Art as Jewelry as Art

Art as Jewelry as Art

View full screen - View 1 of Lot 49. ‘Persistence of Sound’ Earrings.

Salvador Dalí

‘Persistence of Sound’ Earrings

Lot Closed

October 6, 04:45 PM GMT

Estimate

150,000 - 200,000 USD

Lot Details

Description

Salvador Dalí

1904 - 1989

‘Persistence of Sound’ Earrings


1949, each signed Dalí on fronts, 18k hallmarks

pair of 18k gold earrings in the form of melting telephone receivers with post fittings; at the top of each is a faceted, domed ruby and a double band of five and four small diamonds above a kinetic cabochon ruby teardrop; at bottom on each is a single band of four diamonds, a cabochon emerald, and a kinetic cabochon emerald teardrop; produced by Alemany & Ertman Inc., New York together with the original fitted burgundy leather box; interior lid lined in cream silk with mount covered in rich purple velvet, sticker on underside of box numbered 16255 1DA4 O

1⅞ by ⅝ in.; 4.7 by 1.6 cm.

Alemany & Ertman Inc., New York

Private collection, Europe (acquired from above)

Sotheby’s London: Fine Jewels, December 17, 2008 [Lot 249]

Acquired from above by current owner

Lida Livingston, Dalí, A Study of his Art-in-Jewels, The Collection of the Owen Cheatham Foundation, New York Graphic Society, New York, 1959, pp. 34-5, no. XII

Salvador Dalí Foundation, Dalí: Jewels – Joyas, The Collection of the Gala/Salvador Dalí Foundation, Umberto Allemandi, Turin, 2001, pp. 13, 58-61

Diane Venet, From Picasso to Jeff Koons: The Artist as Jeweler, Skira, Milan, 2011, pp. 78-79

Diane Venet, Bijoux d'Artistes, de Calder à Koons, la collection idéale de Diane Venet, Flammarion, Paris, 2018, this pair illustrated pp. 66-7, no. 58

Paola Stroppiana, Scultura Aurea, Gioielli d'Artista per un nuovo Rinascimento, Gli Ori, Pistoia, 2019, p. 83

Artist Salvador Dalí is probably most famous for his work The Persistence of Memory (1931), a landscape painting of a distinct kind of unreality featuring melting clocks in the desert which now resides in the collection of the Museum of Modern Art in New York (162.1934).
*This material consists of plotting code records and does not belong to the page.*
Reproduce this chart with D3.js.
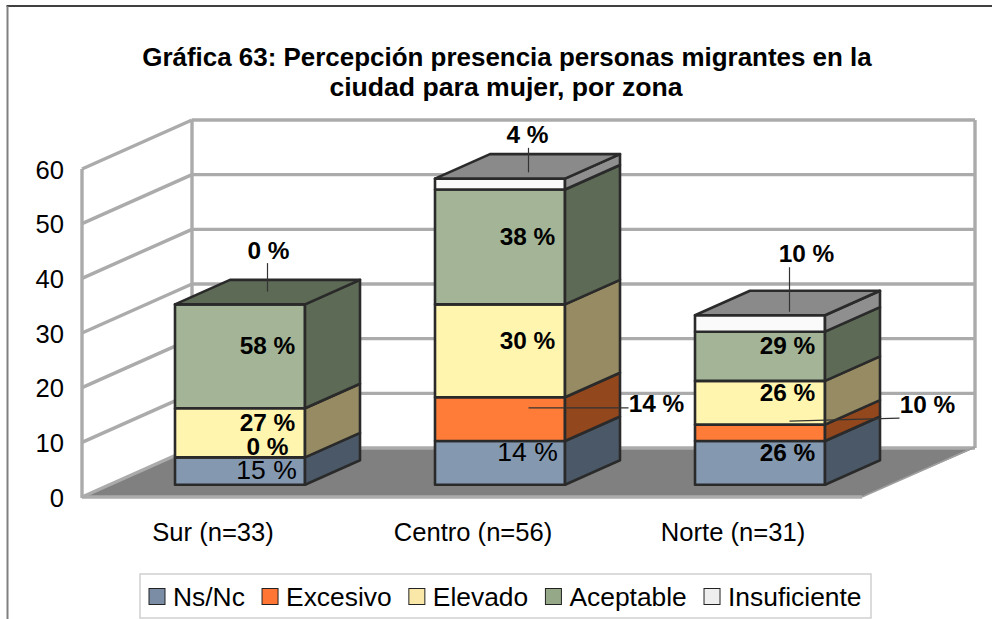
<!DOCTYPE html>
<html lang="es">
<head>
<meta charset="utf-8">
<title>Gráfica 63</title>
<script src="https://cdn.jsdelivr.net/npm/d3@7/dist/d3.min.js"></script>
<style>
html,body{margin:0;padding:0;background:#fff;overflow:hidden}
svg{display:block}
text{font-family:"Liberation Sans",Arial,sans-serif;fill:#000}
</style>
</head>
<body>
<svg id="chart" width="992" height="619">
  <defs><filter id="soft" x="-5%" y="-5%" width="110%" height="110%"><feGaussianBlur stdDeviation="0.4"/></filter></defs>
</svg>
<script>
const titleLines = ["Gráfica 63: Percepción presencia personas migrantes en la", "ciudad para mujer, por zona"];
const categories = ["Sur (n=33)", "Centro (n=56)", "Norte (n=31)"];
const seriesNames = ["Ns/Nc", "Excesivo", "Elevado", "Aceptable", "Insuficiente"];
const nsNc        = [5, 8, 8];
const excesivo    = [0, 8, 3];
const elevado     = [9, 17, 8];
const aceptable   = [19, 21, 9];
const insuficiente= [0, 2, 3];
const pctNsNc        = [15, 14, 26];
const pctExcesivo    = [0, 14, 10];
const pctElevado     = [27, 30, 26];
const pctAceptable   = [58, 38, 29];
const pctInsuficiente= [0, 4, 10];
const yTicks = [0, 10, 20, 30, 40, 50, 60];

const seriesValues = [nsNc, excesivo, elevado, aceptable, insuficiente];
const seriesPct = [pctNsNc, pctExcesivo, pctElevado, pctAceptable, pctInsuficiente];
const frontColors = ["#8499B0", "#FF7C38", "#FFF5AE", "#A3B596", "#FBFAFA"];
const sideColors  = ["#4B5968", "#93461F", "#968B62", "#5D6A55", "#8F8F8F"];
const topColors   = ["#4B5968", "#93461F", "#968B62", "#5D6A55", "#8A8A8A"];
const legendColors= ["#7A8DA5", "#FF7634", "#FAE8A8", "#95A888", "#EEEEEE"];

const svg = d3.select("#chart");
const GRID = "#ABABAB";

// chart frame
svg.append("line").attr("x1",6.5).attr("x2",992).attr("y1",6).attr("y2",6).attr("stroke","#000").attr("stroke-width",1.5);
svg.append("line").attr("x1",7.5).attr("x2",7.5).attr("y1",6).attr("y2",619).attr("stroke","#808080").attr("stroke-width",2);

// title
svg.append("g").selectAll("text").data(titleLines).join("text")
  .attr("x",(d,i)=>i?506:507).attr("y",(d,i)=>65.5+i*30)
  .attr("text-anchor","middle").attr("font-weight","bold").attr("font-size",(d,i)=>i?26.6:25.95)
  .text(d=>d);

// scales
const y = d3.scaleLinear().domain([0,60]).range([497,169]);
const x = d3.scaleBand().domain(categories).range([82,862]).paddingInner(0.5).paddingOuter(0.25);
const depthX = 110, depthY = -49;
const px = (xv, depth) => xv + depth*depthX;
const py = (v, depth) => y(v) + depth*depthY;
const pts = a => a.map(p=>p.join(",")).join(" ");

// walls
const g3 = svg.append("g").attr("filter","url(#soft)");
g3.append("polygon")
  .attr("points", pts([[82,497],[862,497],[px(862,1)+3,py(0,1)],[px(82,1),py(0,1)]]))
  .attr("fill","#808080");
g3.selectAll(".side").data(yTicks).join("line").attr("class","side")
  .attr("x1",82).attr("y1",d=>y(d)).attr("x2",px(82,1)).attr("y2",d=>py(d,1))
  .attr("stroke",GRID).attr("stroke-width",3.4);
g3.selectAll(".back").data(yTicks.slice(1)).join("line").attr("class","back")
  .attr("x1",px(82,1)).attr("y1",d=>py(d,1)).attr("x2",975).attr("y2",d=>py(d,1))
  .attr("stroke",GRID).attr("stroke-width",3.4);
[[82,y(60),82,y(0)+1],[px(82,1),py(60,1),px(82,1),py(0,1)],[975,py(60,1),975,py(0,1)],[82,y(0),862,y(0)],[px(82,1),py(0,1),975,py(0,1)]]
 .forEach(l=>g3.append("line").attr("x1",l[0]).attr("y1",l[1]).attr("x2",l[2]).attr("y2",l[3]).attr("stroke",GRID).attr("stroke-width",3.4));
g3.append("line").attr("x1",862).attr("y1",497).attr("x2",975).attr("y2",447).attr("stroke","#A0A0A0").attr("stroke-width",1.5);

// axes
const yAxis = d3.axisLeft(y).tickValues(yTicks).tickSize(0).tickPadding(18);
const gy = svg.append("g").attr("transform","translate(82,1)").call(yAxis);
gy.select(".domain").remove();
gy.selectAll("text").attr("font-size",25.6).attr("font-family",null);
const xAxis = d3.axisBottom(x).tickSize(0).tickPadding(26);
const gx = svg.append("g").attr("transform","translate(1,497)").call(xAxis);
gx.select(".domain").remove();
gx.selectAll("text").attr("font-size",25.6).attr("font-family",null);

// stacked 3D columns
const stackRows = categories.map((c,ci)=>{
  const row = {cat:c};
  seriesNames.forEach((s,si)=>row[s]=seriesValues[si][ci]);
  return row;
});
const stacked = d3.stack().keys(seriesNames)(stackRows);
const D0 = 0.25, D1 = 0.75;
const STROKE = "#2B2B2B";
const bars = svg.append("g").attr("filter","url(#soft)");
categories.forEach((cat,ci)=>{
  const xl = x(cat)+0.5, xr = xl + x.bandwidth();
  const segs = stacked.map((s,si)=>({si, a:s[ci][0], b:s[ci][1]}));
  const lastVisible = d3.max(segs.filter(d=>d.b>d.a), d=>d.si);
  const g = bars.append("g");
  segs.forEach(sg=>{
    if (sg.b <= sg.a) return;
    g.append("polygon")
      .attr("points",pts([[px(xl,D0),py(sg.a,D0)],[px(xr,D0),py(sg.a,D0)],[px(xr,D0),py(sg.b,D0)],[px(xl,D0),py(sg.b,D0)]]))
      .attr("fill",frontColors[sg.si]).attr("stroke",STROKE).attr("stroke-width",2.6).attr("stroke-linejoin","round");
    g.append("polygon")
      .attr("points",pts([[px(xr,D0),py(sg.a,D0)],[px(xr,D1),py(sg.a,D1)],[px(xr,D1),py(sg.b,D1)],[px(xr,D0),py(sg.b,D0)]]))
      .attr("fill",sideColors[sg.si]).attr("stroke",STROKE).attr("stroke-width",2.6).attr("stroke-linejoin","round");
    if (sg.si === lastVisible) {
      g.append("polygon")
        .attr("points",pts([[px(xl,D0),py(sg.b,D0)],[px(xr,D0),py(sg.b,D0)],[px(xr,D1),py(sg.b,D1)],[px(xl,D1),py(sg.b,D1)]]))
        .attr("fill",topColors[sg.si]).attr("stroke",STROKE).attr("stroke-width",2.6).attr("stroke-linejoin","round");
    }
  });
});

// data labels: centred on the mid depth of each segment; some sit outside with a leader
const calloutFor = (si,ci)=>{
  if (si===4 && ci===0) return {dx:1,   dy:-43.5, from:[0,-30.5], to:[0,-2]};
  if (si===4 && ci===1) return {dx:0,   dy:-38.5, from:[1,-25.5], to:[1,-1]};
  if (si===4 && ci===2) return {dx:19,  dy:-59.5, from:[2,-45.5], to:[2,-1]};
  if (si===1 && ci===1) return {dx:129, dy:-4.5,  from:[101,-0.5], to:[1,-0.5]};
  if (si===1 && ci===2) return {dx:140, dy:-18,   from:[112,-4], to:[2,-1]};
  return null;
};
const labels = svg.append("g");
stacked.forEach((s,si)=>{
  categories.forEach((cat,ci)=>{
    const a = s[ci][0], b = s[ci][1], mid = (a+b)/2;
    const cx = px(x(cat)+x.bandwidth()/2, 0.25) + 28;
    const cy = py(mid,0.5) + 1.5;
    const c = calloutFor(si,ci);
    const regular = (si===0 && ci<2);
    let tx = cx, ty = cy;
    if (c) {
      tx = cx + c.dx; ty = cy + c.dy;
      labels.append("line")
        .attr("x1",cx + c.from[0]).attr("y1",cy + c.from[1])
        .attr("x2",cx + c.to[0]).attr("y2",cy + c.to[1])
        .attr("stroke","#333").attr("stroke-width",1.2);
    }
    if (si===0 && ci===0) { ty += 9; tx -= 1; }
    labels.append("text").attr("x",tx).attr("y",ty)
      .attr("dy","0.35em").attr("text-anchor","middle")
      .attr("font-size",regular?26.5:24.4).attr("font-weight",regular?"normal":"bold")
      .text(seriesPct[si][ci]+" %");
  });
});

// legend
svg.append("rect").attr("x",140).attr("y",574).attr("width",731).attr("height",44)
  .attr("fill","#fff").attr("stroke","#D0D0D0").attr("stroke-width",1.5);
const lg = svg.append("g");
let lx = 149;
seriesNames.forEach((n,i)=>{
  lg.append("rect").attr("x",lx).attr("y",588.5).attr("width",16).attr("height",16)
    .attr("fill",legendColors[i]).attr("stroke","#222").attr("stroke-width",1);
  const t = lg.append("text").attr("x",lx+24).attr("y",605.5).attr("font-size",26.4).text(n);
  lx += 24 + t.node().getComputedTextLength() + 17.2;
});
</script>
</body>
</html>
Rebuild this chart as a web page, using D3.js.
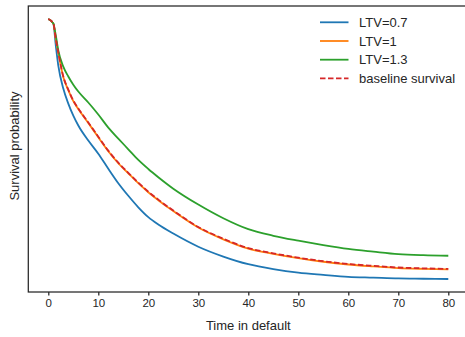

His surreal works -- which he did not restrict to oils or canvases but expanded to a variety of deftly-handled materials and methods -- are at turns astonishing, entertaining, and thought provoking. These Persistence of Sound earrings, featuring a pair of melting telephone receivers, are intriguing pieces of art in the same way. Are they meant to evoke the ear-melting effects of being on the telephone (in 1949, a device present in only 60% of American homes -- a jump of twenty percent from the previous decade) and listening to a chatty relative for too long? Perhaps the pains of a call from one’s erstwhile lover? The literal melting of hot plastic on a steamy day? Dalí has depicted these mechanical devices out of 18k gold and crowned a miracle of modern efficiency and communication with diamonds, emeralds, and rubies to elevate it to another dimension entirely: that of the unreal.


Dalí thought often on the question of ‘si le bijou a été fait pour la peinture ou si la peinture a été faite pour le bijou,’ (if the jewelry was made for the painting or if the painting was made for the jewelry) and determined that ‘ils ont été faits l'un pour l'autre, c’est un mariage d'amour’ (they were made for each other, it is a marriage of love). (Diane Venet, Bijoux d'Artistes, de Calder à Koons, la collection idéale de Diane Venet, Flammarion, Paris, 2018, p. 66)


He reproduced Persistence of Memory’s melted pocket watches into a gold-and-diamond brooch, and the theme of melting objects comes through strongly in these Persistence of Sound earrings. His heavy use of gold and precious gems was financed by shipping magnate Eric Ertman, allowing Dalí to utilize the materials that spoke to him most strongly regardless of cost. Charles Valliant of the New York goldsmithing firm Valliant and Devere took over the actual creation of the jewels that Dalí designed.


For the artist, born in 1904, telephones themselves may have always carried a surreal novelty, reminding him of ‘the hope and danger of instantaneous exchange of thought.’ (Lida Livingston, Dalí, A Study of his Art-in-Jewels, New York Graphic Society, New York, 1959, p. 34) And in these earrings, he moves the receivers away from the literal and into a figurative dimension that asks the wearer to spin their own tale around the piece. Unintentionally he has also created a call to the past, as though we have all used phones like those depicted in this piece for decades, even landline phones now look very different. The Persistence of Sound has taken on new dimensions as a work of nostalgia when it was once a marvel of modern technology and — if we may make a tasteful pun — a call to the future.